True Mets fans, who have been through a lot in the past 60 years, are surely nervous. The team, well, they seem excited at the opportunity.

“This is fun baseball,” Pete Alonso said. “I am so excited to come to the field [Sunday]. We are going to come ready to go.”

This is a chance to that doesn’t come along every year. Until Saturday night’s hard-earned victory that seemed like the longest nine-inning game ever, the Mets hadn’t won a playoff game since losing the 2015 World Series.

Mets players celebrate after their 7-3 Game 2 win over the Padres.
Mets players celebrate after their 7-3 Game 2 win over the Padres.
N.Y. Post: Charles Wenzelberg

No one on this Mets team was around for that. But what many of them lack in postseason experience, they compensate for with enthusiasm and belief. Alonso told us on the eve of this wild-card round he believed they could be the last team standing.

And you know what? Many of them in that room here on 41 Seaver Way believe that with their heart, despite the odds and the gauntlet they will have to navigate if they are lucky enough to get past Sunday. The nemesis Braves could well follow the Dodgers. It never ends.

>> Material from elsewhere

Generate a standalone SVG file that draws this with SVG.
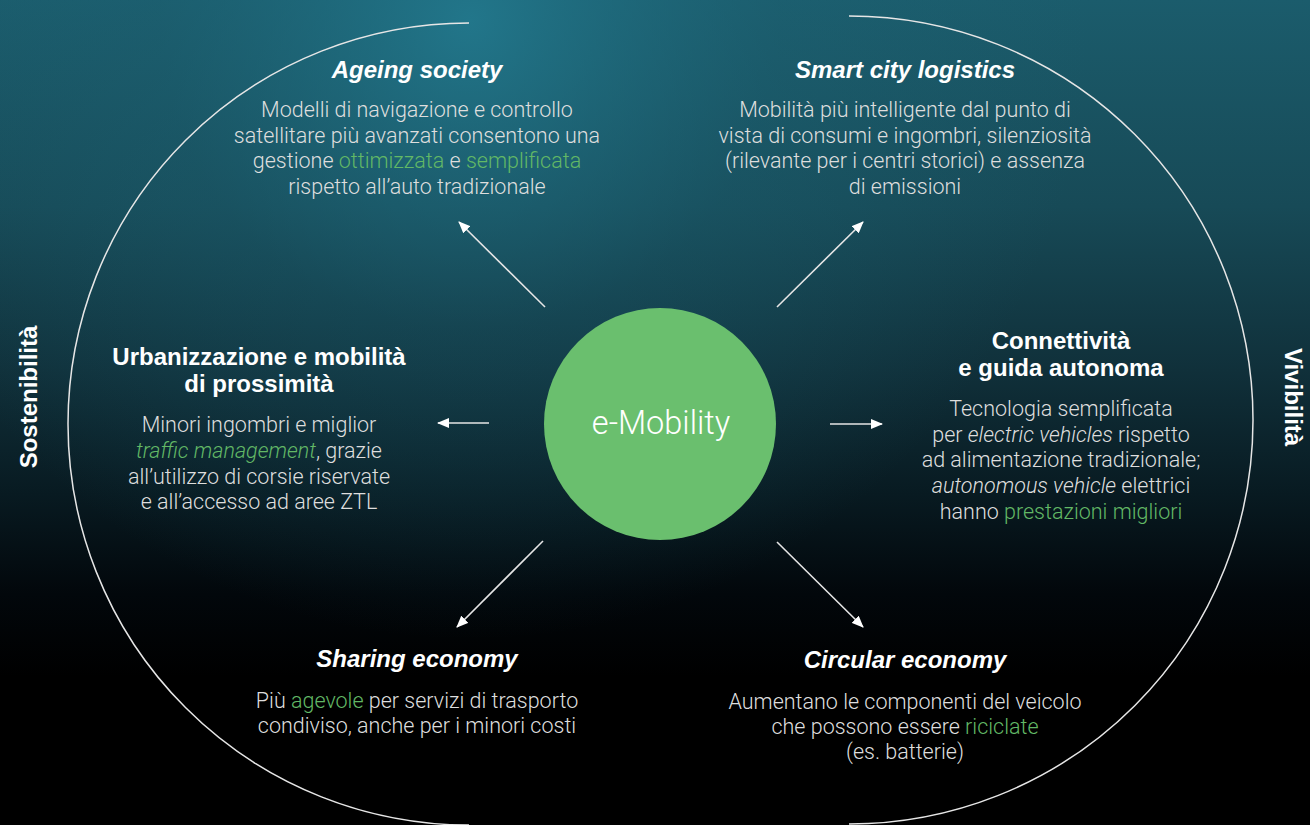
<svg xmlns="http://www.w3.org/2000/svg" width="1310" height="825" viewBox="0 0 1310 825">
<defs>
<linearGradient id="bg" x1="0" y1="0" x2="0" y2="1">
<stop offset="0" stop-color="#1b5c6c"/>
<stop offset="0.25" stop-color="#174a57"/>
<stop offset="0.45" stop-color="#10303a"/>
<stop offset="0.6" stop-color="#081a21"/>
<stop offset="0.72" stop-color="#02070b"/>
<stop offset="0.82" stop-color="#000"/>
</linearGradient>
<radialGradient id="glow" cx="470" cy="20" r="620" gradientUnits="userSpaceOnUse">
<stop offset="0" stop-color="#237b90" stop-opacity="0.85"/>
<stop offset="0.5" stop-color="#1d6476" stop-opacity="0.3"/>
<stop offset="1" stop-color="#1d6476" stop-opacity="0"/>
</radialGradient>
<marker id="ah" viewBox="0 0 12 10" refX="11" refY="5" markerWidth="12" markerHeight="10" markerUnits="userSpaceOnUse" orient="auto">
<path d="M0,0 L12,5 L0,10 Z" fill="#ffffff"/>
</marker>
<style>
.title{font-family:"Liberation Sans",Arial,sans-serif;font-weight:bold;font-size:24px;fill:#ffffff;text-anchor:middle}
.it{font-style:italic}
.body{font-family:Roboto,"Liberation Sans",sans-serif;font-weight:300;font-size:21.5px;fill:#dedede;text-anchor:middle}
.g{fill:#62b866}
.i{font-style:italic}
.side{font-family:"Liberation Sans",Arial,sans-serif;font-weight:bold;font-size:24px;fill:#ffffff;text-anchor:middle}
.arc{fill:none;stroke:#e6e6e6;stroke-width:1.5}
.arr{stroke:#e6e6e6;stroke-width:1.6;fill:none;marker-end:url(#ah)}
</style>
</defs>
<rect width="1310" height="825" fill="url(#bg)"/>
<rect width="1310" height="825" fill="url(#glow)"/>

<g id="arcs">
<path class="arc" d="M469,23 A401,401 0 0 0 469,825"/>
<path class="arc" d="M849,16 A404,404 0 0 1 849,824"/>
</g>

<g id="side-labels">
<text class="side" transform="translate(37,397) rotate(-90)">Sostenibilità</text>
<text class="side" transform="translate(1285,397) rotate(90)">Vivibilità</text>
</g>

<g id="connectors">
<line class="arr" x1="545" y1="307" x2="459" y2="222"/>
<line class="arr" x1="777" y1="307" x2="863" y2="222"/>
<line class="arr" x1="543" y1="541" x2="457" y2="627"/>
<line class="arr" x1="777" y1="542" x2="863" y2="627"/>
<line class="arr" x1="489" y1="423" x2="438" y2="423"/>
<line class="arr" x1="830" y1="424" x2="882" y2="424"/>
</g>

<g id="center">
<circle cx="660" cy="424" r="116" fill="#6abf6e"/>
<text x="661" y="434" font-family="Roboto,'Liberation Sans',sans-serif" font-weight="300" font-size="32.5" fill="#ffffff" text-anchor="middle">e-Mobility</text>
</g>

<g id="ageing">
<text class="title it" x="417" y="78">Ageing society</text>
<text class="body" x="417" y="117">Modelli di navigazione e controllo</text>
<text class="body" x="417" y="143">satellitare più avanzati consentono una</text>
<text class="body" x="417" y="168">gestione <tspan class="g">ottimizzata</tspan> e <tspan class="g">semplificata</tspan></text>
<text class="body" x="417" y="194">rispetto all’auto tradizionale</text>
</g>

<g id="smart">
<text class="title it" x="905" y="78">Smart city logistics</text>
<text class="body" x="905" y="117">Mobilità più intelligente dal punto di</text>
<text class="body" x="905" y="143">vista di consumi e ingombri, silenziosità</text>
<text class="body" x="905" y="168">(rilevante per i centri storici) e assenza</text>
<text class="body" x="905" y="194">di emissioni</text>
</g>

<g id="urban">
<text class="title" x="259" y="365">Urbanizzazione e mobilità</text>
<text class="title" x="259" y="392">di prossimità</text>
<text class="body" x="259" y="432">Minori ingombri e miglior</text>
<text class="body" x="259" y="458"><tspan class="g i">traffic management</tspan>, grazie</text>
<text class="body" x="259" y="484">all’utilizzo di corsie riservate</text>
<text class="body" x="259" y="509">e all’accesso ad aree ZTL</text>
</g>

<g id="connect">
<text class="title" x="1061" y="349">Connettività</text>
<text class="title" x="1061" y="376">e guida autonoma</text>
<text class="body" x="1061" y="416">Tecnologia semplificata</text>
<text class="body" x="1061" y="442">per <tspan class="i">electric vehicles</tspan> rispetto</text>
<text class="body" x="1061" y="467">ad alimentazione tradizionale;</text>
<text class="body" x="1061" y="493"><tspan class="i">autonomous vehicle</tspan> elettrici</text>
<text class="body" x="1061" y="519">hanno <tspan class="g">prestazioni migliori</tspan></text>
</g>

<g id="sharing">
<text class="title it" x="417" y="667">Sharing economy</text>
<text class="body" x="417" y="708">Più <tspan class="g">agevole</tspan> per servizi di trasporto</text>
<text class="body" x="417" y="733">condiviso, anche per i minori costi</text>
</g>

<g id="circular">
<text class="title it" x="905" y="668">Circular economy</text>
<text class="body" x="905" y="709">Aumentano le componenti del veicolo</text>
<text class="body" x="905" y="734">che possono essere <tspan class="g">riciclate</tspan></text>
<text class="body" x="905" y="759">(es. batterie)</text>
</g>
</svg>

The Mets kept telling us they are a resilient group, and they showed it before another packed house at Citi Field. With co-ace Jacob deGrom slinging it as hard as 101.6 mph and logging six mostly stellar innings, MVP candidates Alonso and Francisco Lindor each hit solo home runs. Underrated star Brandon Nimmo got on base four times, and batting champion Jeff McNeil providing the key two-run hit, as the Mets survived their first elimination game.

Now they have to do it all over again, and this time with a fine but mortal pitcher. Chris Bassitt gets the call in Game 3 against Joe Musgrove, an even matchup of solid veteran right-handers if there ever was one.

More than anything they want to make sure all those regular-year wins don’t go for naught. They need to knock off a Padres team that’s presenting a bigger challenge than we all figured when this series started, and they need to do it with pitching option three.

“Tomorrow’s going to be a lot of fun,” Jeff McNeil said. “The Padres are a great team. But we are going to bring it.”

After the truncated spring training, the 162-game obstacle course that is the regular season necessitated a wild-card round they never figured to be part of — not when they had a 10 ½-game lead, not when they were cruising through the summer, and not when they were building that big lead without deGrom and even Max Scherzer, too, for a time.

Well, Bassitt hasn’t experienced anything yet like what he’ll confront Sunday. He’s navigated New York beautifully so far. But a winner-takes-all postseason game is beyond even the last two nights when he observed two all-time greats take on the visiting Padres, with mixed results.

Bassitt sounded ready to go in the pregame Saturday.

“The moment is massive,” he said. “Adrenaline is [flowing]. You don’t need Red Bulls anymore. You’re good.”

Bassitt is a competitor who will give it his all, but promised not to fixate on how deGrom went about his business. Because he is not deGrom. No one is. We got another reminder of that right away Saturday night, when deGrom was pumping 100-plus mph pitches and holding the Padres down well enough through six impressive innings to extend this miniseries another day.

To even get to the finale Sunday, it took everything the Mets had. It took Lindor, Alonso, Nimmo and McNeil having big moments. And it took closer Edwin Diaz entering the game early. Diaz said the other day he was “open-minded” to do anything to help the team win. Manager Buck Showalter took him literally, and summoned Diaz into the seventh inning, though once the lead expanded by four runs, Showalter removed Diaz two outs into the eighth so he’s ready to go Sunday.

“He took me out because they need me for tomorrow,” Diaz said. “If they need me for more than three outs, I’ll be ready.”

Diaz’s practically perfect season continued, and after trumpets blared, he helped keep the Mets alive for yet another day. And what a day it promises to be.